Salad
| 250 g | Soba noodles (Main) |
| 1 | Carrot, grated |
| 1 Tbsp | Olive oil |
| 1 Tbsp | Soy sauce |
| 1 cup | Mushroom, sliced (Main) |
| 1 head | Broccoli, a small one, cut into florets (Main) |
| ¼ | Red cabbages, finely sliced (Main) |
| ½ cup | Bean sprouts, crunchy (Main) |
| 1 small bunch | Fresh coriander |
Dressing
| 1 tsp | Ginger, finely grated |
| 1 | Lime, juiced and zested |
| 1 clove | Garlic, crushed |
| 1 Tbsp | Sesame oil |
| 1 Tbsp | Soy sauce |
| 1 Tbsp | Rice wine vinegar |
| 1 pinch | Salt |
Directions
- For the dressing, whisk all ingredients in a bowl and taste and adjust as necessary.
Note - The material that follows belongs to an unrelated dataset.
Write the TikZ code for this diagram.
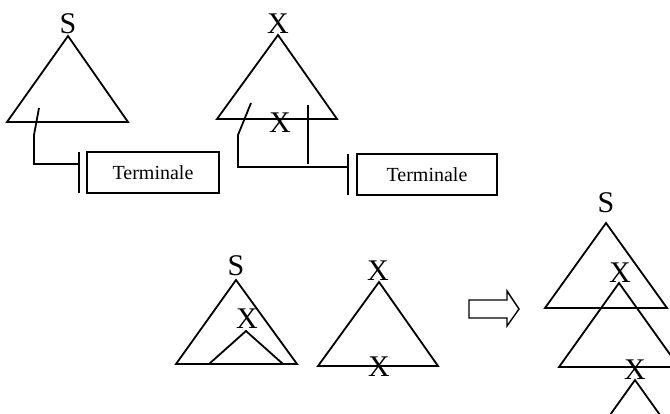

- For the salad: Cook the soba noodles according to packet instructions. In a frying pan, heat a drizzle of oil and then add the mushrooms and broccoli. Add a splash of soy sauce and cook until the mushrooms are soft and the broccoli still has a little crunch.
- In a bowl, add the drained noodles and the vegetables with the coriander. Add the dressing, gently combine, and serve warm. Great with fish, chicken or strips of beef.